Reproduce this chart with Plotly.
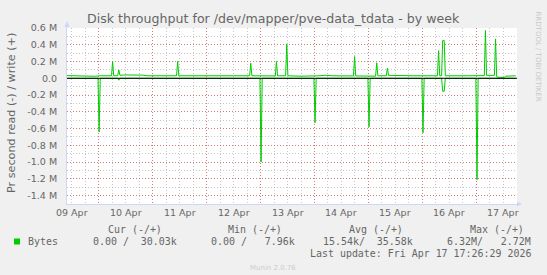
import plotly.graph_objects as go

# ---------------- data (values in millions of bytes per second) ----------------
write_times = [
    "2026-04-09 10:00", "2026-04-09 15:30", "2026-04-09 17:00", "2026-04-09 22:30",
    "2026-04-10 00:30", "2026-04-10 05:45", "2026-04-10 06:15", "2026-04-10 06:45",
    "2026-04-10 08:30", "2026-04-10 09:00", "2026-04-10 09:30", "2026-04-10 11:30",
    "2026-04-10 19:30", "2026-04-10 21:30", "2026-04-11 10:40", "2026-04-11 11:10",
    "2026-04-11 11:40", "2026-04-11 18:00", "2026-04-12 06:00", "2026-04-12 12:00",
    "2026-04-12 19:10", "2026-04-12 19:40", "2026-04-12 20:10", "2026-04-13 02:00",
    "2026-04-13 06:35", "2026-04-13 07:05", "2026-04-13 07:35", "2026-04-13 11:10",
    "2026-04-13 11:40", "2026-04-13 12:10", "2026-04-13 18:00", "2026-04-14 02:00",
    "2026-04-14 05:00", "2026-04-14 08:00", "2026-04-14 17:20", "2026-04-14 17:50",
    "2026-04-14 18:20", "2026-04-15 03:10", "2026-04-15 03:40", "2026-04-15 04:10",
    "2026-04-15 07:55", "2026-04-15 08:25", "2026-04-15 08:55", "2026-04-15 20:00",
    "2026-04-16 06:40", "2026-04-16 07:10", "2026-04-16 07:40", "2026-04-16 08:30",
    "2026-04-16 09:00", "2026-04-16 09:40", "2026-04-16 10:10", "2026-04-16 20:00",
    "2026-04-17 03:30", "2026-04-17 04:00", "2026-04-17 04:30", "2026-04-17 08:00",
    "2026-04-17 08:30", "2026-04-17 09:00", "2026-04-17 09:30", "2026-04-17 12:30",
    "2026-04-17 13:00", "2026-04-17 17:26",
]
write_values = [
    0.032, 0.031, 0.022, 0.024,
    0.030, 0.030, 0.200, 0.030,
    0.030, 0.100, 0.035, 0.040,
    0.038, 0.030, 0.030, 0.200,
    0.030, 0.032, 0.028, 0.030,
    0.030, 0.180, 0.030, 0.030,
    0.028, 0.200, 0.030, 0.030,
    0.410, 0.030, 0.025, 0.030,
    0.036, 0.030, 0.028, 0.260,
    0.028, 0.025, 0.185, 0.030,
    0.030, 0.120, 0.035, 0.030,
    0.030, 0.330, 0.030, 0.030,
    0.450, 0.450, 0.030, 0.030,
    0.032, 0.570, 0.035, 0.035,
    0.470, 0.020, 0.012, 0.012,
    0.025, 0.030,
]

read_times = [
    "2026-04-09 10:00", "2026-04-09 23:45", "2026-04-10 00:15", "2026-04-10 00:45",
    "2026-04-10 08:30", "2026-04-10 09:00", "2026-04-10 09:30", "2026-04-12 23:45",
    "2026-04-13 00:15", "2026-04-13 00:45", "2026-04-13 23:45", "2026-04-14 00:15",
    "2026-04-14 00:45", "2026-04-14 23:45", "2026-04-15 00:15", "2026-04-15 00:45",
    "2026-04-15 23:45", "2026-04-16 00:15", "2026-04-16 00:45", "2026-04-16 08:30",
    "2026-04-16 09:00", "2026-04-16 09:40", "2026-04-16 10:10", "2026-04-16 23:45",
    "2026-04-17 00:15", "2026-04-17 00:45", "2026-04-17 17:26",
]
read_values = [
    0.0, 0.0, -0.640, 0.0,
    0.0, -0.023, 0.0, 0.0,
    -1.000, 0.0, 0.0, -0.530,
    0.0, 0.0, -0.580, 0.0,
    0.0, -0.650, 0.0, 0.0,
    -0.155, -0.155, 0.0, 0.0,
    -1.210, 0.0, 0.0,
]

y_tick_values = [0.6, 0.4, 0.2, 0.0, -0.2, -0.4, -0.6, -0.8, -1.0, -1.2, -1.4]
y_tick_labels = ["0.6 M", "0.4 M", "0.2 M", "0.0", "-0.2 M", "-0.4 M", "-0.6 M",
                 "-0.8 M", "-1.0 M", "-1.2 M", "-1.4 M"]

day_midnights = ["2026-04-10", "2026-04-11", "2026-04-12", "2026-04-13",
                 "2026-04-14", "2026-04-15", "2026-04-16", "2026-04-17"]
day_noons = ["2026-04-09 12:00", "2026-04-10 12:00", "2026-04-11 12:00",
             "2026-04-12 12:00", "2026-04-13 12:00", "2026-04-14 12:00",
             "2026-04-15 12:00", "2026-04-16 12:00", "2026-04-17 12:00"]
day_labels = ["09 Apr", "10 Apr", "11 Apr", "12 Apr", "13 Apr", "14 Apr",
              "15 Apr", "16 Apr", "17 Apr"]

x_start = "2026-04-09 09:58"
x_end = "2026-04-17 18:02"
y_min, y_max = -1.5, 0.6

title_text = "Disk throughput for /dev/mapper/pve-data_tdata - by week"
y_title = "Pr second read (-) / write (+)"
series_name = "Bytes"
legend_headers = ["Cur (-/+)", "Min (-/+)", "Avg (-/+)", "Max (-/+)"]
legend_values = ["0.00 /  30.03k", "0.00 /   7.96k", "15.54k/  35.58k", "6.32M/   2.72M"]
last_update = "Last update: Fri Apr 17 17:26:29 2026"
munin_version = "Munin 2.0.76"
rrd_credit = "RRDTOOL / TOBI OETIKER"

# ---------------- layout geometry ----------------
W, H = 547, 275
PL, PR, PT, PB = 67, 517, 28, 204


def px(x):
    return (x - PL) / (PR - PL)


def py(y):
    return (PB - y) / (PB - PT)


GREEN = "#00CC00"
FONT_COL = "#666666"
AXIS_COL = "#CFD6F8"
MGRID = "rgba(222,48,48,0.50)"
GRID = "rgba(143,143,143,0.50)"
SANS = "DejaVu Sans"
MONO = "DejaVu Sans Mono"

fig = go.Figure()
fig.add_trace(go.Scatter(x=read_times, y=read_values, mode="lines",
                         line=dict(color=GREEN, width=1), hoverinfo="skip",
                         showlegend=False))
fig.add_trace(go.Scatter(x=write_times, y=write_values, mode="lines",
                         line=dict(color=GREEN, width=1), hoverinfo="skip",
                         showlegend=False))

fig.update_layout(
    width=W, height=H,
    margin=dict(l=PL, r=W - PR, t=PT, b=H - PB, pad=0),
    paper_bgcolor="#F0F0F0", plot_bgcolor="#FFFFFF",
    showlegend=False,
    font=dict(family=SANS, color=FONT_COL, size=9.5),
    xaxis=dict(
        type="date", range=[x_start, x_end],
        tickmode="array", tickvals=day_midnights, showticklabels=False,
        ticks="", showgrid=True, gridcolor=MGRID, griddash="1px,2px", gridwidth=1,
        minor=dict(dtick=6 * 3600 * 1000, tick0="2026-04-09", showgrid=True,
                   gridcolor=GRID, griddash="1px,2px", gridwidth=1, ticks=""),
        showline=True, linecolor=AXIS_COL, linewidth=1, zeroline=False,
        fixedrange=True,
    ),
    yaxis=dict(
        range=[y_min, y_max], tickmode="array", tickvals=y_tick_values,
        ticktext=y_tick_labels, ticks="", ticklabelstandoff=7,
        tickfont=dict(family=SANS, size=9.5, color=FONT_COL),
        showgrid=True, gridcolor=MGRID, griddash="1px,2px", gridwidth=1,
        minor=dict(dtick=0.1, tick0=0, showgrid=True, gridcolor=GRID,
                   griddash="1px,2px", gridwidth=1, ticks=""),
        showline=True, linecolor=AXIS_COL, linewidth=1, zeroline=False,
        fixedrange=True,
    ),
)

shapes = []
# zero line (HRULE)
shapes.append(dict(type="line", xref="paper", yref="y", x0=0, x1=1, y0=0, y1=0,
                   line=dict(color="#000000", width=1), layer="above"))
# axis arrows
shapes.append(dict(type="line", xref="paper", yref="paper", x0=1, x1=px(520),
                   y0=0, y1=0, line=dict(color=AXIS_COL, width=1)))
shapes.append(dict(type="path", xref="paper", yref="paper",
                   path=f"M {px(517)} {py(201.5)} L {px(522)} {py(204)} L {px(517)} {py(206.5)} Z",
                   fillcolor=AXIS_COL, line=dict(color=AXIS_COL, width=0)))
shapes.append(dict(type="line", xref="paper", yref="paper", x0=0, x1=0,
                   y0=1, y1=py(24), line=dict(color=AXIS_COL, width=1)))
shapes.append(dict(type="path", xref="paper", yref="paper",
                   path=f"M {px(64.5)} {py(27)} L {px(67)} {py(21)} L {px(69.5)} {py(27)} Z",
                   fillcolor=AXIS_COL, line=dict(color=AXIS_COL, width=0)))
# legend colour box
shapes.append(dict(type="rect", xref="paper", yref="paper",
                   x0=px(14), x1=px(20), y0=py(244.5), y1=py(238.5),
                   fillcolor=GREEN, line=dict(width=0)))
fig.update_layout(shapes=shapes)

ann = []
ann.append(dict(text=title_text, xref="paper", yref="paper", x=px(273.5), y=py(18.5),
                xanchor="center", yanchor="middle", showarrow=False,
                font=dict(family=SANS, size=12.6, color=FONT_COL)))
ann.append(dict(text=y_title, xref="paper", yref="paper", x=px(11.5), y=py(113.5),
                xanchor="center", yanchor="middle", textangle=-90, showarrow=False,
                font=dict(family=SANS, size=11.2, color=FONT_COL)))
ann.append(dict(text=rrd_credit, xref="paper", yref="paper", x=px(537.5), y=py(56),
                xanchor="center", yanchor="middle", textangle=90, showarrow=False,
                font=dict(family=SANS, size=7, color="#C8C8C8")))
for lbl, xv in zip(day_labels, day_noons):
    ann.append(dict(text=lbl, xref="x", yref="paper", x=xv, y=py(212.5),
                    xanchor="center", yanchor="middle", showarrow=False,
                    font=dict(family=SANS, size=9.5, color=FONT_COL)))
header_right = [164, 284.4, 404.7, 526.2]
value_right = [179.3, 297.3, 415.2, 533.1]
for txt, xr in zip(legend_headers, header_right):
    ann.append(dict(text=txt.replace(" ", "\u00a0"), xref="paper", yref="paper",
                    x=px(xr), y=py(229), xanchor="right", yanchor="middle",
                    showarrow=False, font=dict(family=MONO, size=9.95, color=FONT_COL)))
for txt, xr in zip(legend_values, value_right):
    ann.append(dict(text=txt.replace(" ", "\u00a0"), xref="paper", yref="paper",
                    x=px(xr), y=py(241.3), xanchor="right", yanchor="middle",
                    showarrow=False, font=dict(family=MONO, size=9.95, color=FONT_COL)))
ann.append(dict(text=series_name, xref="paper", yref="paper", x=px(26.2), y=py(241.3),
                xanchor="left", yanchor="middle", showarrow=False,
                font=dict(family=MONO, size=9.95, color=FONT_COL)))
ann.append(dict(text=last_update, xref="paper", yref="paper", x=px(532.8), y=py(253.6),
                xanchor="right", yanchor="middle", showarrow=False,
                font=dict(family=MONO, size=9.95, color=FONT_COL)))
ann.append(dict(text=munin_version, xref="paper", yref="paper", x=px(273), y=py(267.6),
                xanchor="center", yanchor="middle", showarrow=False,
                font=dict(family=SANS, size=7, color="#CCCCCC")))
fig.update_layout(annotations=ann)

fig.write_html("out.html", config={"displayModeBar": False, "staticPlot": True})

Stated task :: With the pictures left out, restate word for word every line of the data above, from the first down to the line that contains "import plotly.graph_objects as go".

Written response ::
Reproduce this chart with Plotly.
import plotly.graph_objects as go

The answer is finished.